Information shown =
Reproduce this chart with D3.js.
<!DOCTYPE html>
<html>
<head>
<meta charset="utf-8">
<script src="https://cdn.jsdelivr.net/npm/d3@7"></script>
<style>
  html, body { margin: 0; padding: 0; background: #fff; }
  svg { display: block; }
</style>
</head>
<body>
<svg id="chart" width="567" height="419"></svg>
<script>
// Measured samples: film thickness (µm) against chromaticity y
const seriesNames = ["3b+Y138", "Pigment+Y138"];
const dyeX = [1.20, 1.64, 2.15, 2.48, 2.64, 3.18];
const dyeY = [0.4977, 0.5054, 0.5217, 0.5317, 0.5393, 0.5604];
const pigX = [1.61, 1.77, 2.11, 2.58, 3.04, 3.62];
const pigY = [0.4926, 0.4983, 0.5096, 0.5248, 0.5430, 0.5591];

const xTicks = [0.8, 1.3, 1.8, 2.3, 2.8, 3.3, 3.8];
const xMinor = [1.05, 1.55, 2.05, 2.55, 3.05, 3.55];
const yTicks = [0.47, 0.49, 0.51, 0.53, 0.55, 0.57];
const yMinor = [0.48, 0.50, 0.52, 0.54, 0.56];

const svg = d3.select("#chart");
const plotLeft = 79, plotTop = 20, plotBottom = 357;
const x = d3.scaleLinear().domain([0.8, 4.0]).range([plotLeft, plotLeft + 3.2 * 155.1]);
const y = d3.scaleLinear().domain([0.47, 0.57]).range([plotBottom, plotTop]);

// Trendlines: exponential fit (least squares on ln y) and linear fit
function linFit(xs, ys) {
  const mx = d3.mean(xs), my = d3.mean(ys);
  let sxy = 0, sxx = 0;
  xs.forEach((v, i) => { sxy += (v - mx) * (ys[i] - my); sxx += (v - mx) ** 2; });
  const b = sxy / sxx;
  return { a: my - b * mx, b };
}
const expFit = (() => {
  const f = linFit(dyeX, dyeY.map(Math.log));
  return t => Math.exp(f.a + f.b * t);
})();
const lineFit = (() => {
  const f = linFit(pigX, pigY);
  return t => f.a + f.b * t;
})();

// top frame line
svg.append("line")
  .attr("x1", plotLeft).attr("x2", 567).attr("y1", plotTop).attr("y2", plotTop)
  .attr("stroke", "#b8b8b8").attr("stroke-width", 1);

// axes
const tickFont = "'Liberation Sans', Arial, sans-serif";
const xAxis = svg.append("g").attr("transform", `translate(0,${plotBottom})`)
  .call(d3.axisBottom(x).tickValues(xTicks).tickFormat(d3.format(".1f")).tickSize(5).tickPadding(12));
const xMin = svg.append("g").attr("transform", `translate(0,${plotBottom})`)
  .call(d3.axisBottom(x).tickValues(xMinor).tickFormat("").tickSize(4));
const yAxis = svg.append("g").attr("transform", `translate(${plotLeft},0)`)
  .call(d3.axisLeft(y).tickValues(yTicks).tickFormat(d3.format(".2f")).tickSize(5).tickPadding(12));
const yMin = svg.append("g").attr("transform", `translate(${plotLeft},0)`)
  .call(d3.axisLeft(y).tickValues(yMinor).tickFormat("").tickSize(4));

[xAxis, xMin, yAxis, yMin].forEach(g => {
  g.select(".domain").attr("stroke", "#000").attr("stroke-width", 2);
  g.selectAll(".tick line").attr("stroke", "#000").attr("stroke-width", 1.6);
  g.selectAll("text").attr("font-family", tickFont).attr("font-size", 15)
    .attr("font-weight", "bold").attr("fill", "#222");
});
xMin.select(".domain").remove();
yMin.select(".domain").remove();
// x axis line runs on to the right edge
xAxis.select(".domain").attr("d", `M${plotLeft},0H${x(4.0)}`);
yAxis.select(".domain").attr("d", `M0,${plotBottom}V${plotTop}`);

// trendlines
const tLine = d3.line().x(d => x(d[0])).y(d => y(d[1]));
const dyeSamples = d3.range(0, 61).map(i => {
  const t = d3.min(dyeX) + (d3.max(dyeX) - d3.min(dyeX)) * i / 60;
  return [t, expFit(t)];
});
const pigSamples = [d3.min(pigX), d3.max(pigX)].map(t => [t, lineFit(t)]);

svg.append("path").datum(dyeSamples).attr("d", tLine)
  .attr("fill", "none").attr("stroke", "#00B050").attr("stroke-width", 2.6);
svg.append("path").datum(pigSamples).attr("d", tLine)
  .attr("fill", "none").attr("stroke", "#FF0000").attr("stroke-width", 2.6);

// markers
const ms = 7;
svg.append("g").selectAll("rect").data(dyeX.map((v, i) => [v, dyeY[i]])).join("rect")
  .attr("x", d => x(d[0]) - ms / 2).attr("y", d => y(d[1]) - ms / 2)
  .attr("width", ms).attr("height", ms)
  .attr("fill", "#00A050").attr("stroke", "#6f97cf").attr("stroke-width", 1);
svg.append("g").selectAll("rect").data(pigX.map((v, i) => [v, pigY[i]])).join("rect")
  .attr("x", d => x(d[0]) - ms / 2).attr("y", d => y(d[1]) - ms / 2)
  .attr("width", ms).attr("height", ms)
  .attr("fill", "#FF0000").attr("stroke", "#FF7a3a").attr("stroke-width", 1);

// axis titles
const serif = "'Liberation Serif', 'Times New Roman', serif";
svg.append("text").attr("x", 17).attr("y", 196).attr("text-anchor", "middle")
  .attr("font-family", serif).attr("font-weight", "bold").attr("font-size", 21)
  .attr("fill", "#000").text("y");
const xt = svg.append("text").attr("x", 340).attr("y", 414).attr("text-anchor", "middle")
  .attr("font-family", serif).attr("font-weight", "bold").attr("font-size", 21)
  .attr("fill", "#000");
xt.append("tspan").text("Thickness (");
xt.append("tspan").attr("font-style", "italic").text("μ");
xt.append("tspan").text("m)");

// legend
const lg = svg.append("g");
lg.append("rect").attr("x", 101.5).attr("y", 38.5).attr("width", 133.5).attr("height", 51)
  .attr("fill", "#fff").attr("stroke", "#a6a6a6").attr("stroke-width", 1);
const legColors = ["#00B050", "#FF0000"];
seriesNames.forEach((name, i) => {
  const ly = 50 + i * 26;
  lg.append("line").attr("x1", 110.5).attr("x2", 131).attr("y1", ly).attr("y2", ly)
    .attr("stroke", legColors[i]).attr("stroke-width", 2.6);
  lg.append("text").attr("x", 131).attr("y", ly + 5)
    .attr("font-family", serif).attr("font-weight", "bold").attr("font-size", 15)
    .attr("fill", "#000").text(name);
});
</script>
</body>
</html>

Description of the task = Your task is to reproduce the whole listing exactly.

Solution below =
Reproduce this chart with D3.js.
<!DOCTYPE html>
<html>
<head>
<meta charset="utf-8">
<script src="https://cdn.jsdelivr.net/npm/d3@7"></script>
<style>
  html, body { margin: 0; padding: 0; background: #fff; }
  svg { display: block; }
</style>
</head>
<body>
<svg id="chart" width="567" height="419"></svg>
<script>
// Measured samples: film thickness (µm) against chromaticity y
const seriesNames = ["3b+Y138", "Pigment+Y138"];
const dyeX = [1.20, 1.64, 2.15, 2.48, 2.64, 3.18];
const dyeY = [0.4977, 0.5054, 0.5217, 0.5317, 0.5393, 0.5604];
const pigX = [1.61, 1.77, 2.11, 2.58, 3.04, 3.62];
const pigY = [0.4926, 0.4983, 0.5096, 0.5248, 0.5430, 0.5591];

const xTicks = [0.8, 1.3, 1.8, 2.3, 2.8, 3.3, 3.8];
const xMinor = [1.05, 1.55, 2.05, 2.55, 3.05, 3.55];
const yTicks = [0.47, 0.49, 0.51, 0.53, 0.55, 0.57];
const yMinor = [0.48, 0.50, 0.52, 0.54, 0.56];

const svg = d3.select("#chart");
const plotLeft = 79, plotTop = 20, plotBottom = 357;
const x = d3.scaleLinear().domain([0.8, 4.0]).range([plotLeft, plotLeft + 3.2 * 155.1]);
const y = d3.scaleLinear().domain([0.47, 0.57]).range([plotBottom, plotTop]);

// Trendlines: exponential fit (least squares on ln y) and linear fit
function linFit(xs, ys) {
  const mx = d3.mean(xs), my = d3.mean(ys);
  let sxy = 0, sxx = 0;
  xs.forEach((v, i) => { sxy += (v - mx) * (ys[i] - my); sxx += (v - mx) ** 2; });
  const b = sxy / sxx;
  return { a: my - b * mx, b };
}
const expFit = (() => {
  const f = linFit(dyeX, dyeY.map(Math.log));
  return t => Math.exp(f.a + f.b * t);
})();
const lineFit = (() => {
  const f = linFit(pigX, pigY);
  return t => f.a + f.b * t;
})();

// top frame line
svg.append("line")
  .attr("x1", plotLeft).attr("x2", 567).attr("y1", plotTop).attr("y2", plotTop)
  .attr("stroke", "#b8b8b8").attr("stroke-width", 1);

// axes
const tickFont = "'Liberation Sans', Arial, sans-serif";
const xAxis = svg.append("g").attr("transform", `translate(0,${plotBottom})`)
  .call(d3.axisBottom(x).tickValues(xTicks).tickFormat(d3.format(".1f")).tickSize(5).tickPadding(12));
const xMin = svg.append("g").attr("transform", `translate(0,${plotBottom})`)
  .call(d3.axisBottom(x).tickValues(xMinor).tickFormat("").tickSize(4));
const yAxis = svg.append("g").attr("transform", `translate(${plotLeft},0)`)
  .call(d3.axisLeft(y).tickValues(yTicks).tickFormat(d3.format(".2f")).tickSize(5).tickPadding(12));
const yMin = svg.append("g").attr("transform", `translate(${plotLeft},0)`)
  .call(d3.axisLeft(y).tickValues(yMinor).tickFormat("").tickSize(4));

[xAxis, xMin, yAxis, yMin].forEach(g => {
  g.select(".domain").attr("stroke", "#000").attr("stroke-width", 2);
  g.selectAll(".tick line").attr("stroke", "#000").attr("stroke-width", 1.6);
  g.selectAll("text").attr("font-family", tickFont).attr("font-size", 15)
    .attr("font-weight", "bold").attr("fill", "#222");
});
xMin.select(".domain").remove();
yMin.select(".domain").remove();
// x axis line runs on to the right edge
xAxis.select(".domain").attr("d", `M${plotLeft},0H${x(4.0)}`);
yAxis.select(".domain").attr("d", `M0,${plotBottom}V${plotTop}`);

// trendlines
const tLine = d3.line().x(d => x(d[0])).y(d => y(d[1]));
const dyeSamples = d3.range(0, 61).map(i => {
  const t = d3.min(dyeX) + (d3.max(dyeX) - d3.min(dyeX)) * i / 60;
  return [t, expFit(t)];
});
const pigSamples = [d3.min(pigX), d3.max(pigX)].map(t => [t, lineFit(t)]);

svg.append("path").datum(dyeSamples).attr("d", tLine)
  .attr("fill", "none").attr("stroke", "#00B050").attr("stroke-width", 2.6);
svg.append("path").datum(pigSamples).attr("d", tLine)
  .attr("fill", "none").attr("stroke", "#FF0000").attr("stroke-width", 2.6);

// markers
const ms = 7;
svg.append("g").selectAll("rect").data(dyeX.map((v, i) => [v, dyeY[i]])).join("rect")
  .attr("x", d => x(d[0]) - ms / 2).attr("y", d => y(d[1]) - ms / 2)
  .attr("width", ms).attr("height", ms)
  .attr("fill", "#00A050").attr("stroke", "#6f97cf").attr("stroke-width", 1);
svg.append("g").selectAll("rect").data(pigX.map((v, i) => [v, pigY[i]])).join("rect")
  .attr("x", d => x(d[0]) - ms / 2).attr("y", d => y(d[1]) - ms / 2)
  .attr("width", ms).attr("height", ms)
  .attr("fill", "#FF0000").attr("stroke", "#FF7a3a").attr("stroke-width", 1);

// axis titles
const serif = "'Liberation Serif', 'Times New Roman', serif";
svg.append("text").attr("x", 17).attr("y", 196).attr("text-anchor", "middle")
  .attr("font-family", serif).attr("font-weight", "bold").attr("font-size", 21)
  .attr("fill", "#000").text("y");
const xt = svg.append("text").attr("x", 340).attr("y", 414).attr("text-anchor", "middle")
  .attr("font-family", serif).attr("font-weight", "bold").attr("font-size", 21)
  .attr("fill", "#000");
xt.append("tspan").text("Thickness (");
xt.append("tspan").attr("font-style", "italic").text("μ");
xt.append("tspan").text("m)");

// legend
const lg = svg.append("g");
lg.append("rect").attr("x", 101.5).attr("y", 38.5).attr("width", 133.5).attr("height", 51)
  .attr("fill", "#fff").attr("stroke", "#a6a6a6").attr("stroke-width", 1);
const legColors = ["#00B050", "#FF0000"];
seriesNames.forEach((name, i) => {
  const ly = 50 + i * 26;
  lg.append("line").attr("x1", 110.5).attr("x2", 131).attr("y1", ly).attr("y2", ly)
    .attr("stroke", legColors[i]).attr("stroke-width", 2.6);
  lg.append("text").attr("x", 131).attr("y", ly + 5)
    .attr("font-family", serif).attr("font-weight", "bold").attr("font-size", 15)
    .attr("fill", "#000").text(name);
});
</script>
</body>
</html>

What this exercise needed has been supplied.